Star Weiss was diagnosed with breast cancer in 2003. Eight years later, she reflects back on that diagnosis as she goes for her annual mammogram.
Two things happened yesterday to remind me of my dark night of the soul eight years ago when I was diagnosed with breast cancer.
First, my sister called and said she’s going for genetic counseling this week, and wanted to know if I’d been tested for the “bad gene” that indicates a much higher risk of breast cancer. She wanted to be able to tell the doctor when she goes for counseling.
And you know it’s strange, I’m pretty sure I was tested, and it was negative. I do know that it was felt at the time that despite my mother having breast cancer, and now me, my daughters were not statistically at much greater risk, and they didn’t need to go for genetic counseling or tests themselves. I remember being both skeptical and relieved by that advice. Wouldn’t you think a mother and grandmother with breast cancer (mine of the high risk category) would be enough that it might affect my two daughters (and now two granddaughters) and that they should be followed?
It seems very odd to me now that I can’t remember for sure which tests I had…it was so very important to me back then, so vital, so life changing. However, thank God, that’s what happens with time….life gets back to normal, you forget those urgent moments of crisis that overwhelm your life when you’re going through them, and you re-focus on your “normal” life.
And just now, as I was writing this piece, I got a call from the Cancer Clinic. They told me the tests I had and now I can pass that on to my sister. Nice to rely on the official record and timely help from the CC!
The second thing that happened yesterday was much more ordinary, mundane even. I went for my annual mammogram. I should say right up front that my breast cancer was first spotted via a routine mammogram in 2003. When I was asked to go back for a second one because they had seen, according to my GP, an “architectural distortion” on my first image, I wasn’t overly concerned. Even my GP was quite sure it wasn’t anything serious. But it was.
When they called me into the little room where they explore the situation further with an ultrasound and biopsy, I was sort of in a state of shock. The doctor showed me my ultrasound, and I saw this perfect little round “basketball” sitting there, and I asked even then, “So, what do you think it is?” He answered, very frankly, that it looked like a tumor. Slowly it began to dawn on me that this wasn’t routine anymore.
When he did the needle biopsy, however, I was still in denial. He asked me if I had any questions, and I asked again about what he thought he was working with, and he again told me it looked like a tumor, but couldn’t say definitely if it was cancerous at that point. (Later I found out he was pretty sure that it was, even then, and he paged my GP immediately to let him know he didn’t like the look of this.) I’m grateful that he didn’t try to minimize the seriousness of the situation. But the giveaway was when the nurse assisting him gave me a hug as I left. Uh-oh.

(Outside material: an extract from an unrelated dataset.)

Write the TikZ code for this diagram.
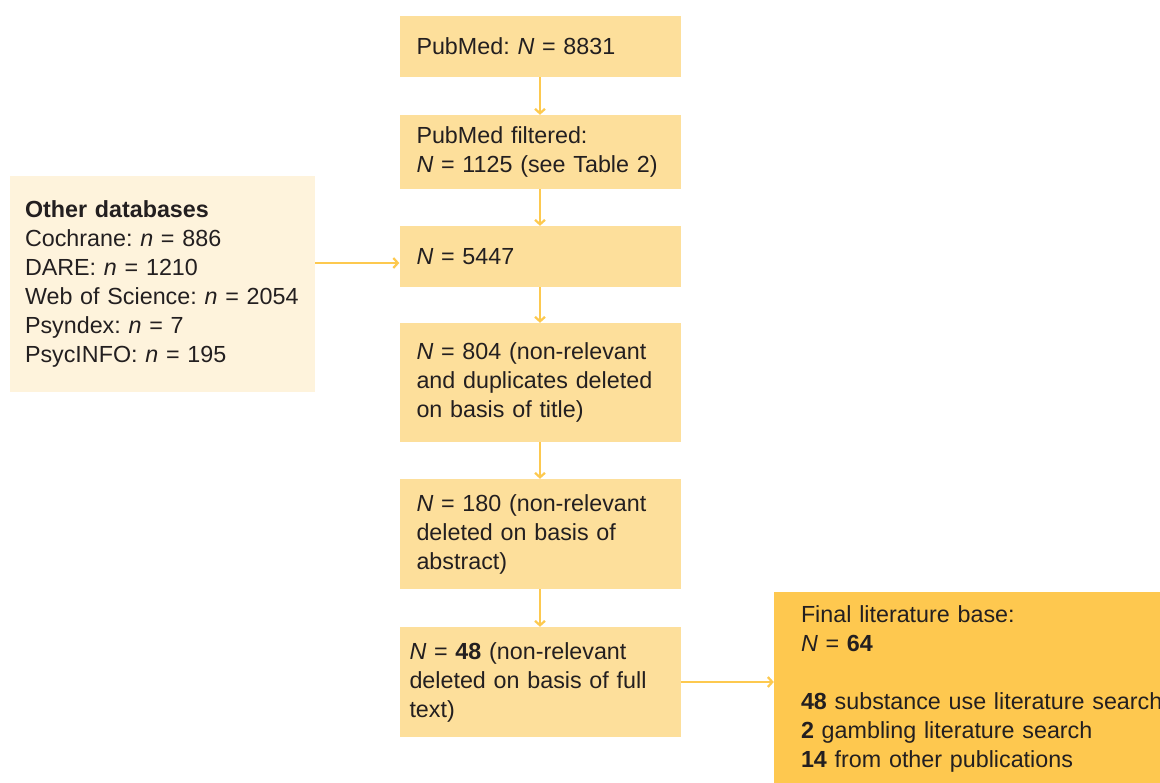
\documentclass[tikz,border=0pt]{standalone}
\usepackage{fontspec}
\setmainfont{Liberation Sans}
\usetikzlibrary{arrows.meta}
\definecolor{boxc}{HTML}{FDDF9B}
\definecolor{lightc}{HTML}{FEF3DC}
\definecolor{finalc}{HTML}{FEC84F}
\definecolor{arrc}{HTML}{FDC94F}
\definecolor{txt}{HTML}{231F20}
\frenchspacing
\begin{document}
\begin{tikzpicture}[x=1pt,y=-1pt,
  every node/.style={font=\fontsize{23.3}{29}\selectfont, text=txt},
  flowbox/.style={fill=boxc, inner ysep=0pt, inner xsep=17pt, text width=247pt, align=left, minimum width=281pt},
  arr/.style={draw=arrc, line width=2.2pt, -{Straight Barb[length=4.5pt,width=10pt]}}]
\clip (0,0) rectangle (1160,783);
\fill[white] (0,0) rectangle (1160,783);
\node[flowbox, minimum height=61pt] (b1) at (540,46.5) {PubMed: \textit{N} = 8831};
\node[flowbox, minimum height=74pt] (b2) at (540,152) {PubMed filtered:\\\textit{N} = 1125 (see Table 2)};
\node[flowbox, minimum height=61pt] (b3) at (540,256.5) {\textit{N} = 5447};
\node[flowbox, minimum height=119pt] (b4) at (540,382.5) {\textit{N} = 804 (non-relevant\\and duplicates deleted\\on basis of title)};
\node[flowbox, minimum height=110pt] (b5) at (540,534) {\textit{N} = 180 (non-relevant\\deleted on basis of\\abstract)};
\node[flowbox, minimum height=110pt, inner xsep=10pt, text width=261pt] (b6) at (540,682) {\textit{N} = \textbf{48} (non-relevant\\deleted on basis of full\\text)};
\node[fill=lightc, inner ysep=0pt, inner xsep=15pt, text width=275pt, align=left, minimum height=216pt] (lb) at (162.5,284)
  {\textbf{Other databases}\\Cochrane: \textit{n} = 886\\DARE: \textit{n} = 1210\\Web of Science: \textit{n} = 2054\\Psyndex: \textit{n} = 7\\PsycINFO: \textit{n} = 195};
\node[fill=finalc, inner ysep=0pt, inner xsep=27pt, text width=422pt, align=left, minimum height=194pt] (fin) at (1012,689)
  {Final literature base:\\\textit{N} = \textbf{64}\\[29pt]\textbf{48} substance use literature search\\\textbf{2} gambling literature search\\\textbf{14} from other publications};
\coordinate (c) at (0,263);
\draw[arr] (b1) -- (b2);
\draw[arr] (b2) -- (b3);
\draw[arr] (b3) -- (b4);
\draw[arr] (b4) -- (b5);
\draw[arr] (b5) -- (b6);
\draw[arr] (lb.east |- c) -- (b3.west |- c);
\draw[arr] (b6.east) -- (fin.west |- b6.east);
\end{tikzpicture}
\end{document}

So, bottom line is: I’m very glad we have mammograms, and am a firm believer that every woman should get one every year. It probably saved my life, as by the time they discovered my lump, the cancer had already spread to my lymph nodes and was becoming, as my surgeon poetically put it, “adventuresome.” Yes, I’m very glad I had that mammogram.
But I have to admit that ever since then, this annual exam is fraught with tension. One year the nurse asked me to come back in the little room so she could repeat the procedure and my knees went weak. Everything was fine, as it turned out. But mammograms now take an emotional toll that I’m not always prepared to admit.
So, when the nurse came into the waiting room yesterday , after “reading” the mammogram , to tell me I could go, I was weak with relief. I felt so exhausted I could barely go on to do my grocery shopping. I know that sounds melodramatic, but it’s a fact. I felt as though someone had drained out my blood and left me empty. But I did the shopping, came home, and retreated to read in bed.
And to celebrate another ordinary, uneventful day.